Que ceux qui se sentent le goût et le courage, la persévérance et la résistance possible aux échecs, prennent le risque de tendre l’effort de leur vie vers une culture de l’esprit par la culture de l’art et la poursuite du beau. Il souffriront beaucoup. Ils seront tués. Et si la récompense leur échoit jamais, ce sera après la bataille livrée, après la bataille gagnée, longtemps après, tard.

Ces quelques mots du Corbusier résument la vie de celui qui fut autant un artiste qu’un architecte visionnaire aux projets révolutionnaires.

L’industriel sucrier pessacais Henry Frugès fut l’un des premiers à pressentir le talent du Corbusier, notamment en lisant l’un de ses premiers ouvrages Vers une architecture publié en 1923. Aussi c’est à lui qu’il fit appel en 1924 pour loger des ouvriers sur « une vaste prairie entourée de bois et de pins, pour y édifier une cité-jardin ». Il laisse une grande liberté à l’architecte en libellant ainsi sa commande : 

Je vous autorise à réaliser dans la pratique vos théories (…) Pessac doit être un laboratoire.

Le projet de départ était très ambitieux : 135 maisons devaient être construites ainsi qu’une place centrale entourée de commerces et de cafés. Mais les difficultés techniques se succédant, seule une cinquantaine de maisons verront finalement le jour. En effet le Corbusier souhaitait utiliser des matériaux novateurs et faire avec le concours des entreprises locales. Mais ces dernières se révélèrent incompétentes, peu habituées à ce type de commande, et les matériaux prévus, trop chers. Très vite les prix des maisons sont multipliés par quatre et les logements ne se vendent pas. Henry Frugès et le Corbusier sont contraints de revoir leurs plans à la baisse. Pourtant des personnalités politiques encouragent le projet, comme Loucheur, ministre à l’origine de la loi sur les HBM (Habitations à Bon Marché, ancêtres des HLM) en 1928.

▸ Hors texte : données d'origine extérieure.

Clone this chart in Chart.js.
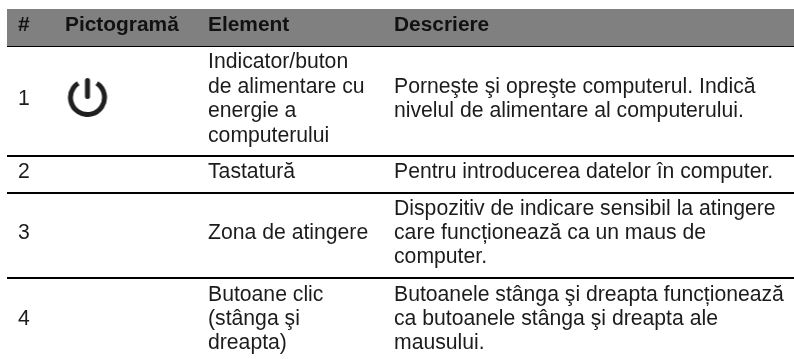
<!DOCTYPE html>
<html>
<head>
<meta charset="utf-8">
<style>
  html, body { margin: 0; padding: 0; background: #fff; }
  canvas { display: block; }
</style>
<script src="https://cdn.jsdelivr.net/npm/chart.js@4/dist/chart.umd.min.js"></script>
</head>
<body>
<canvas id="tableChart" width="794" height="359"></canvas>
<script>
const headers = ['#', 'Pictogramă', 'Element', 'Descriere'];
const rowNumbers = ['1', '2', '3', '4'];
const elements = [
    ['Indicator/buton', 'de alimentare cu', 'energie a', 'computerului'],
    ['Tastatură'],
    ['Zona de atingere'],
    ['Butoane clic', '(stânga şi', 'dreapta)']
];
const descriptions = [
    ['Porneşte şi opreşte computerul. Indică', 'nivelul de alimentare al computerului.'],
    ['Pentru introducerea datelor în computer.'],
    ['Dispozitiv de indicare sensibil la atingere', 'care funcționează ca un maus de', 'computer.'],
    ['Butoanele stânga şi dreapta funcționează', 'ca butoanele stânga şi dreapta ale', 'mausului.']
];

// layout, in scale units (the scales run 1:1 with the canvas)
const columnX = [18, 65, 208, 394];
const tableLeft = 7;
const tableRight = 794;
const headerTop = 9;
const ruleY = [46, 156, 193, 278];
const headerBaseline = 31;
const rowMiddle = [104.5, 177.5, 238.5, 324.5];
const lineHeight = 24.4;
const fontSize = 21.2;
const headerFontSize = 20.9;
const fontFamily = '"Liberation Sans", Arial, sans-serif';

function powerIcon() {
    const c = document.createElement('canvas');
    c.width = 44;
    c.height = 44;
    const g = c.getContext('2d');
    g.strokeStyle = '#1f1f1f';
    g.lineCap = 'butt';
    g.lineWidth = 5;
    g.beginPath();
    g.arc(22, 24.5, 17, -Math.PI / 2 + 0.58, -Math.PI / 2 - 0.58);
    g.stroke();
    g.lineCap = 'round';
    g.beginPath();
    g.moveTo(22, 7.5);
    g.lineTo(22, 23.5);
    g.stroke();
    return c;
}

const tableText = {
    id: 'tableText',
    afterDatasetsDraw(chart) {
        const { ctx, scales: { x, y } } = chart;
        ctx.save();
        ctx.textBaseline = 'alphabetic';
        ctx.fillStyle = '#111';
        ctx.font = 'bold ' + headerFontSize + 'px ' + fontFamily;
        headers.forEach((h, i) => {
            ctx.fillText(h, x.getPixelForValue(columnX[i]), y.getPixelForValue(headerBaseline));
        });
        ctx.fillStyle = '#1c1c1c';
        ctx.font = fontSize + 'px ' + fontFamily;
        const drawCell = (lines, col, middle) => {
            const first = middle - (lines.length - 1) * lineHeight / 2 + 0.5;
            lines.forEach((line, i) => {
                ctx.fillText(line, x.getPixelForValue(columnX[col]), y.getPixelForValue(first + i * lineHeight));
            });
        };
        rowNumbers.forEach((n, r) => {
            drawCell([n], 0, rowMiddle[r]);
            drawCell(elements[r], 2, rowMiddle[r]);
            drawCell(descriptions[r], 3, rowMiddle[r]);
        });
        ctx.restore();
    }
};

const ruleDatasets = ruleY.map(v => ({
    label: 'rule',
    data: [{ x: tableLeft, y: v }, { x: tableRight, y: v }],
    showLine: true,
    borderColor: '#000',
    borderWidth: 2,
    pointRadius: 0
}));

new Chart(document.getElementById('tableChart'), {
    type: 'scatter',
    data: {
        datasets: [
            {
                label: 'header',
                data: [{ x: tableLeft, y: headerTop }, { x: tableRight, y: headerTop }],
                showLine: true,
                borderWidth: 0,
                pointRadius: 0,
                fill: { value: ruleY[0] },
                backgroundColor: '#808080'
            },
            ...ruleDatasets,
            {
                label: 'power',
                data: [{ x: 87.5, y: 95 }],
                pointStyle: powerIcon(),
                showLine: false
            }
        ]
    },
    options: {
        responsive: false,
        animation: false,
        layout: { padding: 0, autoPadding: false },
        plugins: { legend: { display: false }, tooltip: { enabled: false } },
        scales: {
            x: { display: false, min: 0, max: 794 },
            y: { display: false, min: 0, max: 359, reverse: true }
        }
    },
    plugins: [tableText]
});
</script>
</body>
</html>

L’auteur des photos est : JosepBC

Les habitations de la Cité Frugès peuvent être classées selon six modèles ayant chacun leur singularité : « zigzag », « jumelle », « isolée », « arcade », « gratte-ciel » et « quinconce ». Les pavillons ainsi réalisés sont une mise en œuvre concrète des théories du Corbusier, et plus particulièrement des cinq points qui constituent, selon lui, l’architecture nouvelle : -pilotis-toit-jardin-plan libre-fenêtre en longueur-façade libre
Aujourd’hui les maisons sont assez dégradées. Au départ le quartier a souffert de sa situation géographique : excentré et mal desservi il n’était pas très attractif. Ce sont des familles modestes qui ont acquis les premiers logements et les ont transformés selon leurs besoins et leurs goûts, dénaturant parfois totalement l’habitat. Ensuite, il faut se souvenir que le talent du Corbusier n’a été reconnu que tardivement ; les projets de réhabilitations sont donc récents. Un programme de restauration est actuellement en cours pour redonner au quartier l’aspect projeté à l’origine.

Néanmoins la visite du quartier demeure très agréable, notamment pour les façades colorées des différents pavillons qui donnent une atmosphère toute particulière à l’ensemble. En outre le musée –gratuit- est très pédagogique et permet d’en savoir un peu plus sur celui qui est aujourd’hui considéré comme l’un des plus grands architectes français.